What is Newton's Method?
Newton's method (also called Newton-Raphson) is one of the fastest and most widely used techniques for finding a numerical root of an equation, that is a value x where \(f(x) = 0\). Starting from an initial guess, it repeatedly draws the tangent line to the curve and uses where that tangent crosses the x-axis as the next, better estimate. When it works, it converges quadratically: the number of correct digits roughly doubles each step.
How to Use This Calculator
Enter your function \(f(x)\) using x as the variable. Because this tool does not auto-differentiate, you must also supply the analytic derivative \(f'(x)\) yourself. Choose a starting guess \(x_0\) and a maximum number of iterations. The calculator returns the approximate root, the value of f at that root (which should be near zero to confirm convergence), how many iterations were used, and a step-by-step history table. Supported syntax: + - * / ^ for powers, parentheses, the functions sin, cos, tan, asin, acos, atan, exp, ln, log, sqrt, abs, and the constants pi and e.
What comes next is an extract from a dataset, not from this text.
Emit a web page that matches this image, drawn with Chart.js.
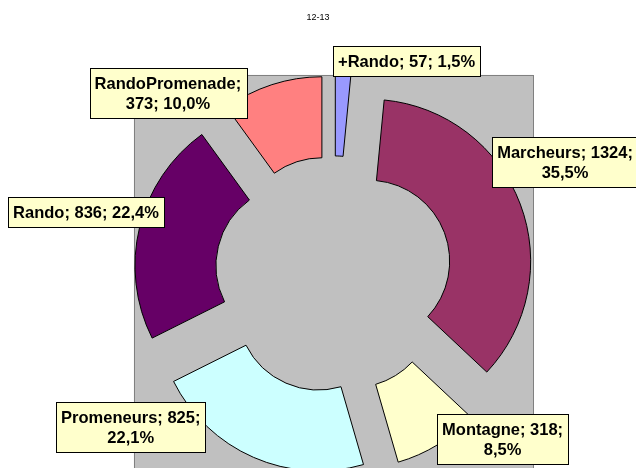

Trigonometric functions use radians.
The Formula Explained
The update rule is $$x_{n+1} = x_{n} - \frac{f(x_{n})}{f'(x_{n})}.$$ Each iteration evaluates the function and its slope at the current point and steps toward the x-intercept of the tangent line. If the derivative is zero at any step, the tangent is horizontal and the method fails with a division-by-zero error.
Worked Example
Take \(f(x) = x - \cos(x)\) with derivative \(f'(x) = 1 + \sin(x)\) and \(x_0 = 1\). Step 1 gives $$x_1 = 1 - \frac{1 - \cos 1}{1 + \sin 1} = 0.75034.$$ Step 2 gives \(0.73912\), step 3 gives \(0.73909\), and within a few iterations it settles on \(x = 0.7390851332151607\), the famous "Dottie number" where \(x = \cos x\). At that point \(f(x)\) is essentially zero.
FAQ
Why do I need to supply the derivative? This tool evaluates expressions but does not perform symbolic differentiation, so you enter \(f'(x)\) manually. An incorrect derivative will give a wrong root or cause divergence.
Why didn't it converge? Newton's method can diverge or oscillate for poor starting guesses, near inflection points, or when no real root exists. Try a different \(x_0\) or increase the iteration limit.
Which root do I get for multiple roots? The root found depends on the initial guess \(x_0\); pick a guess close to the root you want.